▶
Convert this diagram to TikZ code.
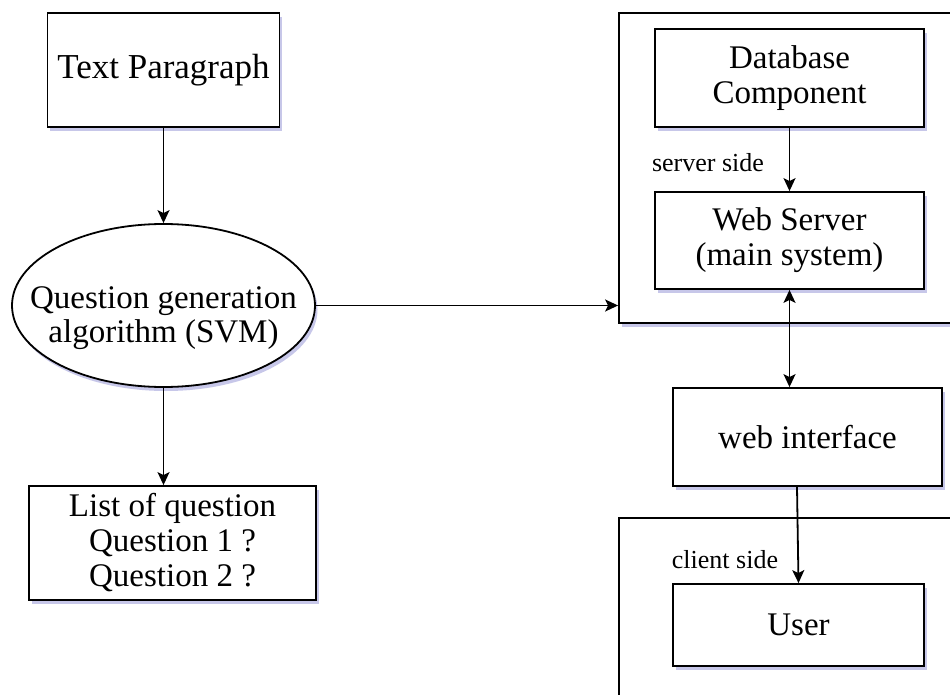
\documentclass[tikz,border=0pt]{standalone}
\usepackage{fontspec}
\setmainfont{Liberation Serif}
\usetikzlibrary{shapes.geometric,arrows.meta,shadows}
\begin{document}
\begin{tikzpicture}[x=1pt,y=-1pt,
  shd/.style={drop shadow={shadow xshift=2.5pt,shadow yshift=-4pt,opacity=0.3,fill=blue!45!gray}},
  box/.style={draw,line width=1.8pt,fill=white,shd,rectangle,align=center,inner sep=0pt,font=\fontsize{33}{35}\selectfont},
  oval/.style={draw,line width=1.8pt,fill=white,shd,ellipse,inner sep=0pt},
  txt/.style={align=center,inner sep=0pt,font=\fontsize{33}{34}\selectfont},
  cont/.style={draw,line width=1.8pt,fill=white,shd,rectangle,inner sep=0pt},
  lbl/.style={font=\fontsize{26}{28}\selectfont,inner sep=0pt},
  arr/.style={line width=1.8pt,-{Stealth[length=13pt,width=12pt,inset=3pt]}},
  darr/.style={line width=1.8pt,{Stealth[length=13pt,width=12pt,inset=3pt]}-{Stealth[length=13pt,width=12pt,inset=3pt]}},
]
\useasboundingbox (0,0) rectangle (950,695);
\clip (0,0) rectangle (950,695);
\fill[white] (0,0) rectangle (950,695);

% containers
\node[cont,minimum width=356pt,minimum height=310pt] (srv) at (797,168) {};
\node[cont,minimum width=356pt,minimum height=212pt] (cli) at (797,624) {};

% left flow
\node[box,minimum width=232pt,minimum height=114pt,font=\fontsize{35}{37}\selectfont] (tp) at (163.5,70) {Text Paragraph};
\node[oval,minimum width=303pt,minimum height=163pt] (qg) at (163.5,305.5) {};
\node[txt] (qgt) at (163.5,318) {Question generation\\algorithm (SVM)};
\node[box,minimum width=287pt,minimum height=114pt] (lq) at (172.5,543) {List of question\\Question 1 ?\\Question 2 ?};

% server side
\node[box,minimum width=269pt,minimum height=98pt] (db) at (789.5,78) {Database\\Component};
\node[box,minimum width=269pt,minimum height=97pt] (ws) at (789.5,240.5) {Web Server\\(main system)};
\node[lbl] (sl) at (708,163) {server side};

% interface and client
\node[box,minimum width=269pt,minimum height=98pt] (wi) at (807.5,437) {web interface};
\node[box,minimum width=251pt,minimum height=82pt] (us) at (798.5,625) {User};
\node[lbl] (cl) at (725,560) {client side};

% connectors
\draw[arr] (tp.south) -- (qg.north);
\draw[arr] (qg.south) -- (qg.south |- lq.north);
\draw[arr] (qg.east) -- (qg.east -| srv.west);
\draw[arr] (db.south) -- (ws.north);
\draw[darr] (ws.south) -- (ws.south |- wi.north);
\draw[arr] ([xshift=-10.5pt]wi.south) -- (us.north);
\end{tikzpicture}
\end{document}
◀
▸ **Given exercise**
Omit any images, then output the listing exactly.

▸ **Written reply**
Convert this diagram to TikZ code.
\documentclass[tikz,border=0pt]{standalone}
\usepackage{fontspec}
\setmainfont{Liberation Serif}
\usetikzlibrary{shapes.geometric,arrows.meta,shadows}
\begin{document}
\begin{tikzpicture}[x=1pt,y=-1pt,
  shd/.style={drop shadow={shadow xshift=2.5pt,shadow yshift=-4pt,opacity=0.3,fill=blue!45!gray}},
  box/.style={draw,line width=1.8pt,fill=white,shd,rectangle,align=center,inner sep=0pt,font=\fontsize{33}{35}\selectfont},
  oval/.style={draw,line width=1.8pt,fill=white,shd,ellipse,inner sep=0pt},
  txt/.style={align=center,inner sep=0pt,font=\fontsize{33}{34}\selectfont},
  cont/.style={draw,line width=1.8pt,fill=white,shd,rectangle,inner sep=0pt},
  lbl/.style={font=\fontsize{26}{28}\selectfont,inner sep=0pt},
  arr/.style={line width=1.8pt,-{Stealth[length=13pt,width=12pt,inset=3pt]}},
  darr/.style={line width=1.8pt,{Stealth[length=13pt,width=12pt,inset=3pt]}-{Stealth[length=13pt,width=12pt,inset=3pt]}},
]
\useasboundingbox (0,0) rectangle (950,695);
\clip (0,0) rectangle (950,695);
\fill[white] (0,0) rectangle (950,695);

% containers
\node[cont,minimum width=356pt,minimum height=310pt] (srv) at (797,168) {};
\node[cont,minimum width=356pt,minimum height=212pt] (cli) at (797,624) {};

% left flow
\node[box,minimum width=232pt,minimum height=114pt,font=\fontsize{35}{37}\selectfont] (tp) at (163.5,70) {Text Paragraph};
\node[oval,minimum width=303pt,minimum height=163pt] (qg) at (163.5,305.5) {};
\node[txt] (qgt) at (163.5,318) {Question generation\\algorithm (SVM)};
\node[box,minimum width=287pt,minimum height=114pt] (lq) at (172.5,543) {List of question\\Question 1 ?\\Question 2 ?};

% server side
\node[box,minimum width=269pt,minimum height=98pt] (db) at (789.5,78) {Database\\Component};
\node[box,minimum width=269pt,minimum height=97pt] (ws) at (789.5,240.5) {Web Server\\(main system)};
\node[lbl] (sl) at (708,163) {server side};

% interface and client
\node[box,minimum width=269pt,minimum height=98pt] (wi) at (807.5,437) {web interface};
\node[box,minimum width=251pt,minimum height=82pt] (us) at (798.5,625) {User};
\node[lbl] (cl) at (725,560) {client side};

% connectors
\draw[arr] (tp.south) -- (qg.north);
\draw[arr] (qg.south) -- (qg.south |- lq.north);
\draw[arr] (qg.east) -- (qg.east -| srv.west);
\draw[arr] (db.south) -- (ws.north);
\draw[darr] (ws.south) -- (ws.south |- wi.north);
\draw[arr] ([xshift=-10.5pt]wi.south) -- (us.north);
\end{tikzpicture}
\end{document}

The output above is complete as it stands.